- Born: July 1996 (age 29–30) Nigeria
- Education: Queen Mary, University of London University College London
- Occupations: Journalist and author
- Notable work: This is Not America
- Awards: Giles St Aubyn Award (2021)

= Tomiwa Owolade =

British journalist and author (born 1996)

Tomiwa Owolade (born July 1996) is a British journalist and author based in London, England. His debut book, This is Not America, was the major winner of the 2021 Giles St Aubyn Award from the Royal Society of Literature for a first work of non-fiction.

== Early life ==
Owolade was born in Nigeria in 1996 and moved to London in 2005. He studied English at Queen Mary, University of London, graduating with a first-class BA degree in 2018, and went on to earn a postgraduate degree in English from University College London in 2019.

== Career ==
=== Journalism ===
Owolade is a journalist and commentator on race, language, education, and free speech. He began his career at the UnHerd website. He was a columnist at The Times and contributed to The Observer, The Telegraph, New Statesman and London Evening Standard and BBC Radio 4 documentaries. He is an assistant comment editor at The Telegraph.
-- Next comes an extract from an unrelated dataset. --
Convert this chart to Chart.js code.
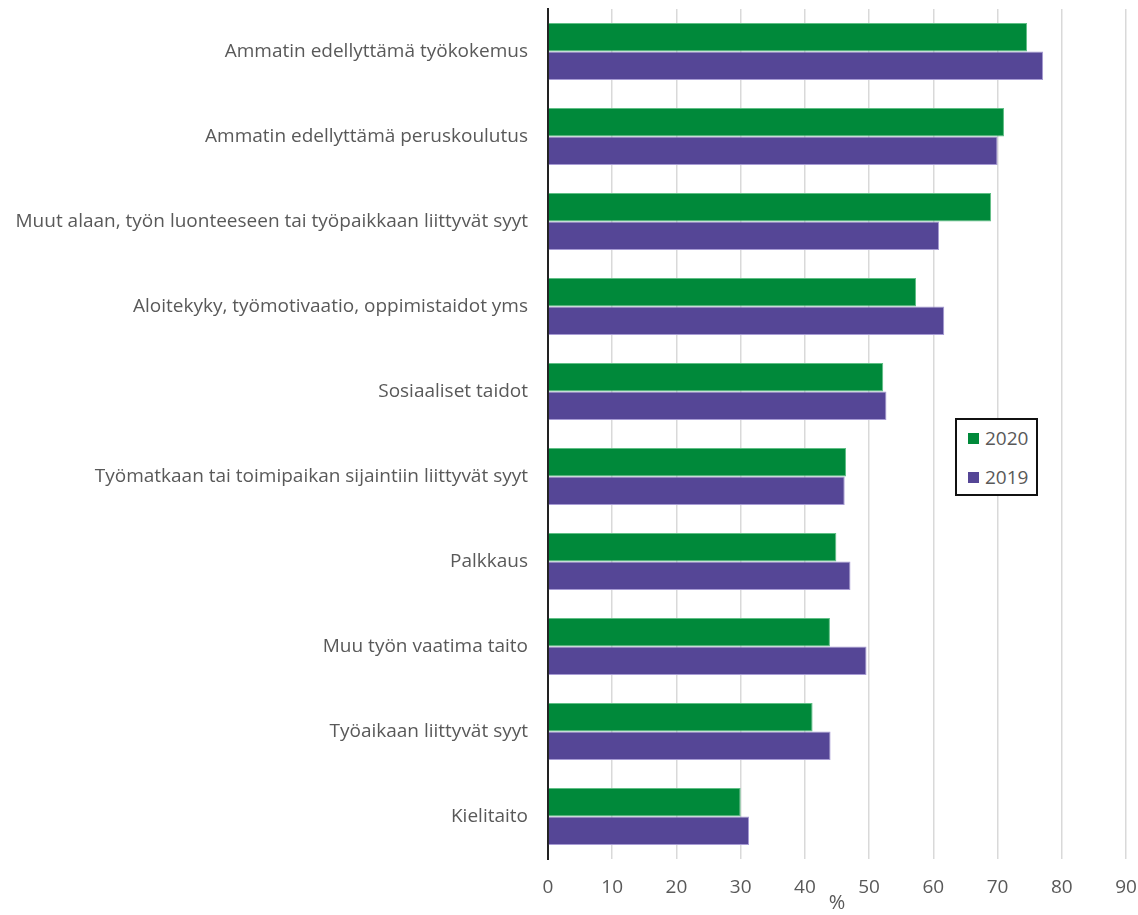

=== Diane Abbott controversy ===

In April 2023, Owolade's column in The Observer on race and its role in differences in educational outcome in the UK provoked a letter from MP Diane Abbott in which she stated that Jews, Irish people and Travellers do not experience racism as black people do. This caused controversy and discussion during which Owolade supported calls for Abbott's resignation. and which resulted in her suspension from the Labour Party. Abbott withdrew her remarks and apologised.

=== This is Not America ===

In 2021, Owolade was the major winner of the Giles St Aubyn Award from the Royal Society of Literature for his book This is Not America, which was published by Atlantic Books in 2023. In the book, Owolade argues that "too much of the conversation around race in Britain is viewed through the prism of American ideas that don't reflect the history, challenges and achievements of increasingly diverse black populations at home."
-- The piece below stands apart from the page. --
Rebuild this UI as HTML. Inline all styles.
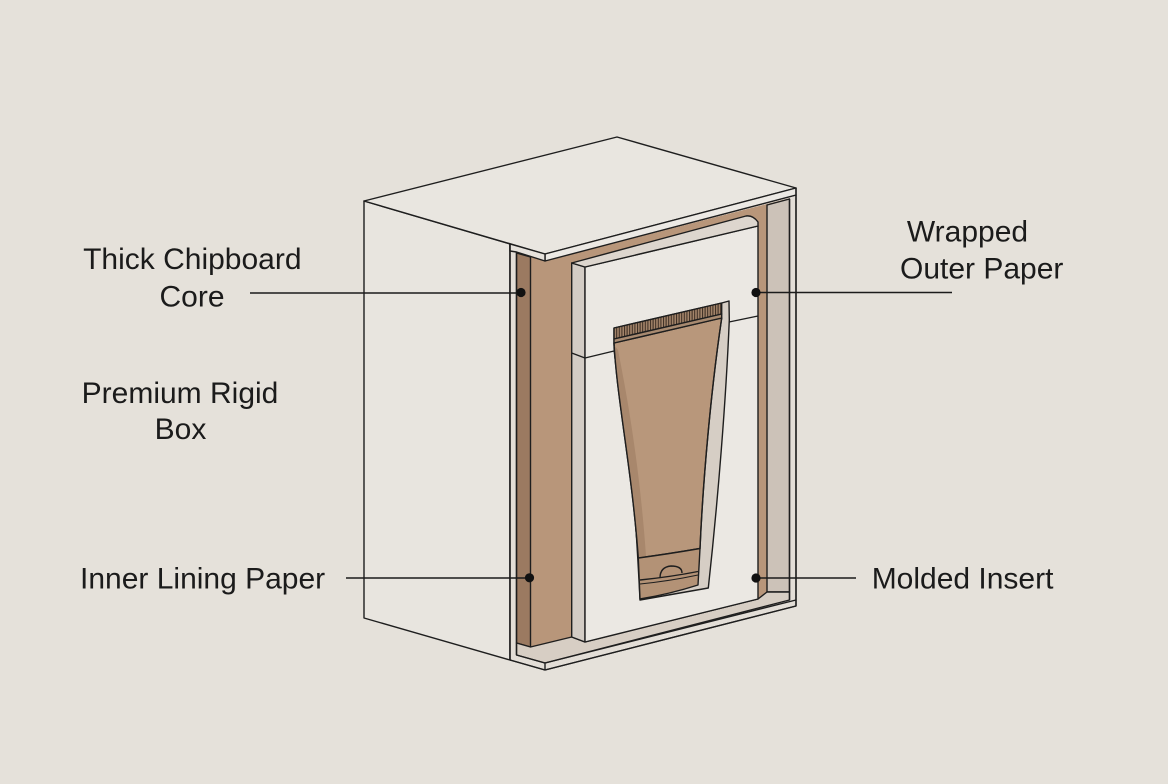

This is Not America was widely reviewed. In The Guardian, Colin Grant called it a "timely intervention into the politics of identity", and Tony Sewell wrote in The Telegraph that it is "a sensible study". Pratinav Anil in The Times, where it was book of the week in June 2023, found that This is Not America focused on class over race. In The Spectator, Margaret Casely-Hayford called Owolade's "positive attitude" "glib". Kehinde Andrews stated that it was "so spectacularly bad it should never have been published" and coined the term "Uncle Tomiwa", which provoked further controversy. In December 2023, The Times chose the book as one of the best of the year, as did Tortoise Media and Michela Wrong in The Spectator.

=== Other ===

Owolade was one of the judges at the UCL Orwell Prize for Political Writing in 2023.